Olie is only 2 1/2 but already has the reputation as a funny kid. I watch Olie and his brother Aidan on Mondays while Afton is at work. Last week I decided to let Aidan help make a jello salad. They love to "help" in the kitchen. Aidan was really pleased to get to cut up the bananas saying excitedly that he had never cut up bananas before. I left to get the camera and log in the event and could hear them laughing hysterically in the kitchen. Apparently the banana slice would stick to the knife and while they waited for it to drop into the jello mold, Olie would say in his giggly little voice, "Wait for it...wait for it...wait for it". He was drawing out each phrase with the drama befitting a seasoned actor, each phrase higher in tone until the climax of the banana slice dropping off the knife. Then the hysterical laughing would begin, followed by another cut and the drama would unfold all over. Who knew making jello was so much fun.

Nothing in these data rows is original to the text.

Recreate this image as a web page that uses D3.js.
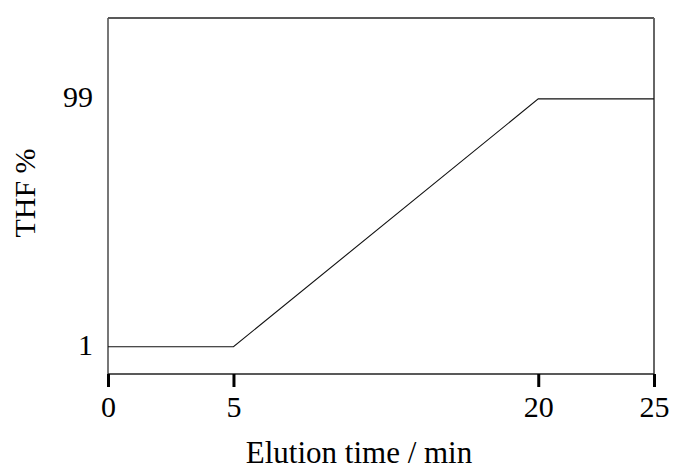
<!DOCTYPE html>
<html>
<head>
<meta charset="utf-8">
<script src="https://cdn.jsdelivr.net/npm/d3@7"></script>
<style>
  body { margin: 0; background: #fff; }
  text { font-family: "Liberation Serif", "Times New Roman", serif; fill: #000; }
</style>
</head>
<body>
<svg id="chart" width="676" height="471"></svg>
<script>
// gradient program: time (min) vs THF %
var times = [0, 5, 20, 25];
var thf = [1, 1, 99, 99];
var xTicks = [0, 5, 20, 25];
var yTicks = [1, 99];

var svg = d3.select('#chart');

var plotL = 108, plotR = 654, plotT = 18, plotB = 374;
var plotW = plotR - plotL;

// the original axis is drawn by hand, tick spacing is not even
var x = d3.scaleLinear()
  .domain(xTicks)
  .range([0, 0.2298, 0.788, 1].map(function (f) { return plotL + f * plotW; }));

var y = d3.scaleLinear()
  .domain([-9.8, 131])
  .range([plotB, plotT]);

// frame: top and right
svg.append('line')
  .attr('x1', plotL).attr('x2', plotR)
  .attr('y1', plotT).attr('y2', plotT)
  .attr('stroke', '#222').attr('stroke-width', 1.4);
svg.append('line')
  .attr('x1', plotR).attr('x2', plotR)
  .attr('y1', plotT).attr('y2', plotB)
  .attr('stroke', '#666').attr('stroke-width', 2);

// left axis, labels only (no tick marks)
svg.append('line')
  .attr('x1', plotL).attr('x2', plotL)
  .attr('y1', plotT).attr('y2', plotB)
  .attr('stroke', '#555').attr('stroke-width', 1.6);

svg.selectAll('.ylab')
  .data(yTicks)
  .enter().append('text')
  .attr('class', 'ylab')
  .attr('x', plotL - 15)
  .attr('y', function (d) { return y(d) + 8; })
  .attr('text-anchor', 'end')
  .style('font-size', '30px')
  .text(function (d) { return d; });

// bottom axis with thick ticks
var xAxis = svg.append('g')
  .attr('transform', 'translate(0,' + plotB + ')')
  .call(d3.axisBottom(x).tickValues(xTicks).tickSize(13).tickPadding(9).tickFormat(d3.format('d')));
xAxis.select('.domain')
  .attr('stroke', '#222').attr('stroke-width', 1.6)
  .attr('d', 'M' + plotL + ',0H' + plotR);
xAxis.selectAll('.tick line')
  .attr('stroke', '#000').attr('stroke-width', 3);
xAxis.selectAll('.tick text')
  .style('font-family', '"Liberation Serif", serif')
  .style('font-size', '30px')
  .attr('fill', '#000');

// gradient line
svg.append('path')
  .datum(times.map(function (t, i) { return [t, thf[i]]; }))
  .attr('fill', 'none')
  .attr('stroke', '#111')
  .attr('stroke-width', 1.1)
  .attr('d', d3.line()
    .x(function (d) { return x(d[0]); })
    .y(function (d) { return y(d[1]); }));

// axis titles
svg.append('text')
  .attr('x', 359).attr('y', 463)
  .attr('text-anchor', 'middle')
  .style('font-size', '31px')
  .text('Elution time / min');

svg.append('text')
  .attr('transform', 'translate(35,193) rotate(-90)')
  .attr('text-anchor', 'middle')
  .style('font-size', '30px')
  .text('THF %');
</script>
</body>
</html>
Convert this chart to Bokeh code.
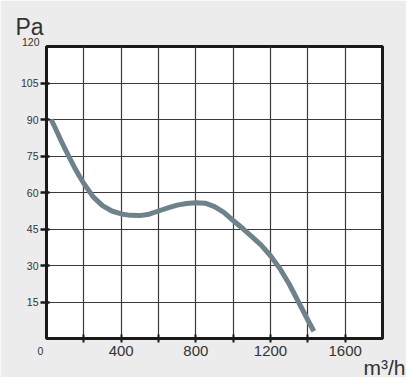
from bokeh.plotting import figure
from bokeh.models import Range1d, FixedTicker, Label, Title
from bokeh.embed import file_html
from bokeh.resources import INLINE

# Fan curve: airflow (m³/h) vs static pressure (Pa)
flow = [25, 50, 75, 100, 125, 150, 175, 200, 250, 300, 350, 400, 450, 500,
        550, 600, 650, 700, 750, 800, 850, 900, 950, 1000, 1050, 1100, 1150,
        1200, 1250, 1300, 1350, 1400, 1432]
pressure = [90, 86, 81.8, 77.8, 74, 70.3, 66.9, 63.7, 58.2, 54.6, 52.4, 51.2,
            50.6, 50.5, 51.1, 52.4, 53.7, 54.8, 55.5, 55.8, 55.6, 54.2, 51.8,
            48.5, 45.3, 41.9, 38.4, 34.0, 28.8, 22.4, 15.0, 7.6, 3.0]

x_ticks = [200, 400, 600, 800, 1000, 1200, 1400, 1600]
x_tick_labels = ["", "400", "", "800", "", "1200", "", "1600"]
y_ticks = [15, 30, 45, 60, 75, 90, 105]
y_tick_labels = ["15", "30", "45", "60", "75", "90", "105"]

BG = "#ececec"
TXT = "#333333"
FONT = "Liberation Sans"

p = figure(frame_width=336, frame_height=292, output_backend="svg",
           toolbar_location=None,
           x_range=Range1d(0, 1800), y_range=Range1d(0, 120),
           min_border_left=46, min_border_right=24, min_border_top=46,
           min_border_bottom=39)
p.background_fill_color = "white"
p.border_fill_color = BG
p.outline_line_color = "#1a1a1a"
p.outline_line_width = 3

# axes
p.xaxis.ticker = FixedTicker(ticks=x_ticks)
p.xaxis.major_label_overrides = dict(zip(x_ticks, x_tick_labels))
p.yaxis.ticker = FixedTicker(ticks=y_ticks)
p.yaxis.major_label_overrides = dict(zip(y_ticks, y_tick_labels))
for ax in (p.xaxis[0], p.yaxis[0]):
    ax.axis_line_color = "#1a1a1a"
    ax.axis_line_width = 3
    ax.major_tick_line_color = "#1a1a1a"
    ax.minor_tick_line_color = None
    ax.major_label_text_font = FONT
    ax.major_label_text_color = TXT
p.xaxis.major_tick_line_width = 2
p.xaxis.major_tick_out = 4
p.xaxis.major_tick_in = 4
p.xaxis.major_label_text_font_size = "15px"
p.xaxis.major_label_standoff = 3
p.yaxis.major_tick_line_width = 2.5
p.yaxis.major_tick_out = 6
p.yaxis.major_tick_in = 3
p.yaxis.major_label_text_font_size = "10.5px"
p.yaxis.major_label_standoff = 2

# grid
p.xgrid.grid_line_color = "#3a3a3a"
p.ygrid.grid_line_color = "#3a3a3a"
p.xgrid.grid_line_width = 1.2
p.ygrid.grid_line_width = 1.2

# curve
p.line(flow, pressure, line_color="#6e828c", line_width=5, line_join="round")

# extra texts, in side panels with spare room so they are not clipped
def lab(x, y, text, size, align, baseline, side):
    p.add_layout(Label(x=x, y=y, text=text,
                       text_font=FONT, text_font_size=size, text_color=TXT,
                       text_align=align, text_baseline=baseline), side)

lab(-166, 127.9, "Pa", "23px", "left", "alphabetic", "above")
lab(-37.5, 121.85, "120", "10.5px", "right", "middle", "right")
lab(-32, -5.1, "0", "10.5px", "center", "middle", "left")

unit = Title(text="m³/h", align="right", offset=-23, standoff=-10,
             vertical_align="bottom", text_font=FONT, text_font_size="21px",
             text_font_style="normal", text_color=TXT)
p.add_layout(unit, "below")

open("out.html", "w").write(file_html(p, INLINE))
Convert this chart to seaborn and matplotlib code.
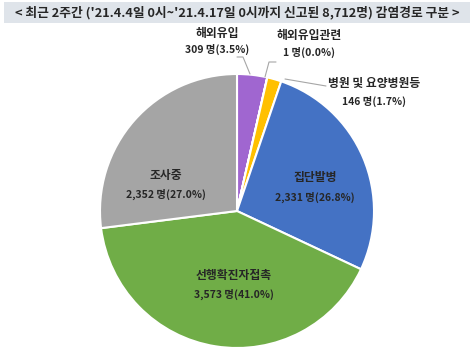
import matplotlib
matplotlib.use("Agg")
import matplotlib.pyplot as plt
import seaborn as sns
from matplotlib.patches import Rectangle

sns.set_theme(style="white")
plt.rcParams['font.family'] = ['Noto Sans CJK KR', 'DejaVu Sans']

categories = ["해외유입", "해외유입관련", "병원 및 요양병원등", "집단발병", "선행확진자접촉", "조사중"]
counts = [309, 1, 146, 2331, 3573, 2352]
percents = ["3.5%", "0.0%", "1.7%", "26.8%", "41.0%", "27.0%"]
colors = ["#a066d0", "#ed7d31", "#ffc000", "#4472c4", "#70ad47", "#a5a5a5"]
title = "< 최근 2주간 ('21.4.4일 0시~'21.4.17일 0시까지 신고된 8,712명) 감염경로 구분 >"

W, H = 474, 363
fig = plt.figure(figsize=(W / 100, H / 100), dpi=100)

# pie drawn in a y-up axes with 1 unit = 1 pixel
pax = fig.add_axes([0, 0, 1, 1])
cx, cy, r = 237, H - 211, 137
pax.pie(counts, colors=colors, startangle=90, counterclock=False,
        center=(cx, cy), radius=r,
        wedgeprops=dict(edgecolor='white', linewidth=1.5))
pax.set_xlim(0, W)
pax.set_ylim(0, H)
pax.set_aspect('equal')
pax.axis('off')

# overlay axes in pixel coords (y down) for text and leader lines
ax = fig.add_axes([0, 0, 1, 1])
ax.set_zorder(2)
ax.patch.set_alpha(0)
ax.set_xlim(0, W)
ax.set_ylim(H, 0)
ax.axis('off')

# title band
ax.add_patch(Rectangle((4, 2), W - 8, 21, facecolor="#dfe4ea", edgecolor="none", zorder=3))
ax.text(W / 2, 12.5, title, ha='center', va='center', fontsize=9.2, fontweight='bold',
        color="#262626", zorder=4)

def lab(x, y, i, name_dy=18):
    ax.text(x, y, categories[i], ha='center', va='center', fontsize=8.5,
            fontweight='bold', color="#262626", zorder=5)
    ax.text(x, y + name_dy, f"{counts[i]:,} 명({percents[i]})", ha='center', va='center',
            fontsize=7.5, fontweight='bold', color="#262626", zorder=5)

lab(217, 33, 0, 16)
lab(309, 35, 1, 17)
lab(374, 84, 2, 17)
lab(315, 178, 3, 19)
lab(234, 275, 4, 19)
lab(166, 176, 5, 18)

lc = "#a6a6a6"
ax.plot([237, 243, 250], [57, 57, 74], color=lc, lw=0.8, zorder=5)
ax.plot([276, 269, 265], [62, 62, 77], color=lc, lw=0.8, zorder=5)
ax.plot([326, 285], [86, 79], color=lc, lw=0.8, zorder=5)

fig.savefig("out.png", dpi=100)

Olie narrating the banana caper.




I am a hunter with my camouflage shirt and pants, gun, cowboy boots and hat.



I am a hunter/cowboy who can also shoot baskets.



Olie the bank robber.


Saturday, November 6, 2010

Seriously?

In the last two weeks, Terry and I have been trying to get our routine doctor visits completed. This is not always easy to schedule and still care for grandchildren and grandma. On Wednesday Terry had an appointment at 8:15 a.m. and I had one for 11:00. We literally passed each other in the garage with a "high five" at our ability to tag team with precision. My appointment was a mammogram, and when I returned home I began to describe with detail about the discomfort of the ordeal ending with, "...and then after hydraulically compressing these two metal plates ...(I swear I could hear the beep, beep, beep sound of a fork lift as these two plates were coming together.)... she asked me not to breath, as if I could have done anything else but hold my breath under the circumstances." With absolutely no sympathy from my spouse he proceeded to whine about the fact that he had been a human pin cushion that morning with far more damage to his body that I had sustained. He had had blood drawn and a couple of shots and his arm still hurt. "In fact" he said, "feel this, I still have a huge knot on my arm under this bandage. " He did have a bulge, but I pointed out that if he had had his "member" place in a vice, he would be singing a different tune, and more than likely and octave higher.

The following day I asked him how his arm felt, curious as to whether the shot was still giving him a problem. He confessed that he took off his bandage that morning, and what he thought was a swollen knot was in actuality a cotton ball that the nurse had put under the bandage. Seriously? All I can say is I am glad men don't have to have babies.